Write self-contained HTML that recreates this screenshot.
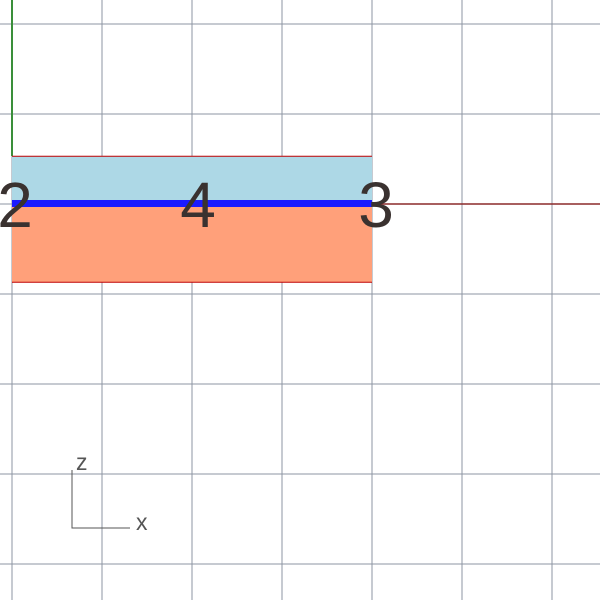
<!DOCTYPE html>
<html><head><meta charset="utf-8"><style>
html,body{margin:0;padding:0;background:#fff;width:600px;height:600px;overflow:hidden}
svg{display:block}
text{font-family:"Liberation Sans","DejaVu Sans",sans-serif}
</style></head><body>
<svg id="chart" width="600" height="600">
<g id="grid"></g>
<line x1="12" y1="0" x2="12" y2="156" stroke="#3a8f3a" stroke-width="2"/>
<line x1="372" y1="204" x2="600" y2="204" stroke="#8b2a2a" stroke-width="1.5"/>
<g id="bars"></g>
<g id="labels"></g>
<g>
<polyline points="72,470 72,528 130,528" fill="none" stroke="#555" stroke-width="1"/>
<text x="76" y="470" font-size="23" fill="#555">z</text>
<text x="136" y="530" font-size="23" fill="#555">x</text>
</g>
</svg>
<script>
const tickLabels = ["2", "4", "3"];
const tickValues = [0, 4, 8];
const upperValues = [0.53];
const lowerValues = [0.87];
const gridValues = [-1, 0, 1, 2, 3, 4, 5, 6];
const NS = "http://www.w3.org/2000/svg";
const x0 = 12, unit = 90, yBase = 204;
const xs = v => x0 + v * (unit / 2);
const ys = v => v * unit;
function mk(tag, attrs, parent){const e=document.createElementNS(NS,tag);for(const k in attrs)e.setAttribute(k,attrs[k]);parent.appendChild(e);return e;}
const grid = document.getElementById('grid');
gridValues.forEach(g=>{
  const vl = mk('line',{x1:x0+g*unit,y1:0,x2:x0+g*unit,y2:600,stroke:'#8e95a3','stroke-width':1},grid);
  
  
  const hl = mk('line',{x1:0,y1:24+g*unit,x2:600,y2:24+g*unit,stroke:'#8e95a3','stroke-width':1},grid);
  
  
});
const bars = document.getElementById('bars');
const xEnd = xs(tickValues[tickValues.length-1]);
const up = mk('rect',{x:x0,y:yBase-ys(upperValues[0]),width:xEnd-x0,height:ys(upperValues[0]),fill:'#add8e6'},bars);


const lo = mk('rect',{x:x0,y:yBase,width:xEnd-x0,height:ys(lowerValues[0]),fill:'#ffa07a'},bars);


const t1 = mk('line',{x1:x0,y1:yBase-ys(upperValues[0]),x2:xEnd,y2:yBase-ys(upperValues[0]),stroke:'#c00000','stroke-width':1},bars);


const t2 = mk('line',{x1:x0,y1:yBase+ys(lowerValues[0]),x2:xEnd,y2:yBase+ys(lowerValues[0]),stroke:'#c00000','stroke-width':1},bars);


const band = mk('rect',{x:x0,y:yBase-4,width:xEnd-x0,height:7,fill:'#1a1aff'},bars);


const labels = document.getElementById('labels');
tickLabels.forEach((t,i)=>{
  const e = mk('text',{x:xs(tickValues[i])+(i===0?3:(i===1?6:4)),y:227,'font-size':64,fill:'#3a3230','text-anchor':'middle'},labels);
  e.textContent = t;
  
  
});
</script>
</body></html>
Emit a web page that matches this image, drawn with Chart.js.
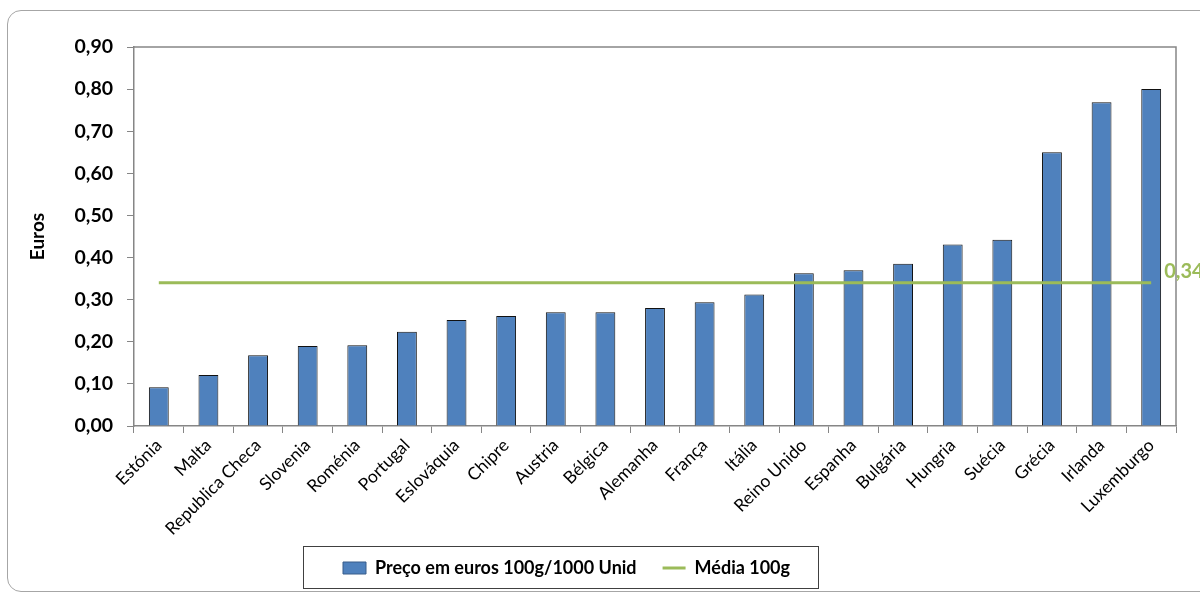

--

Problem to solve:
Pick out each line that holds the string "this".

Solution:
Write self-contained HTML that recreates this screenshot.
Emit a web page that matches this image, drawn with Chart.js.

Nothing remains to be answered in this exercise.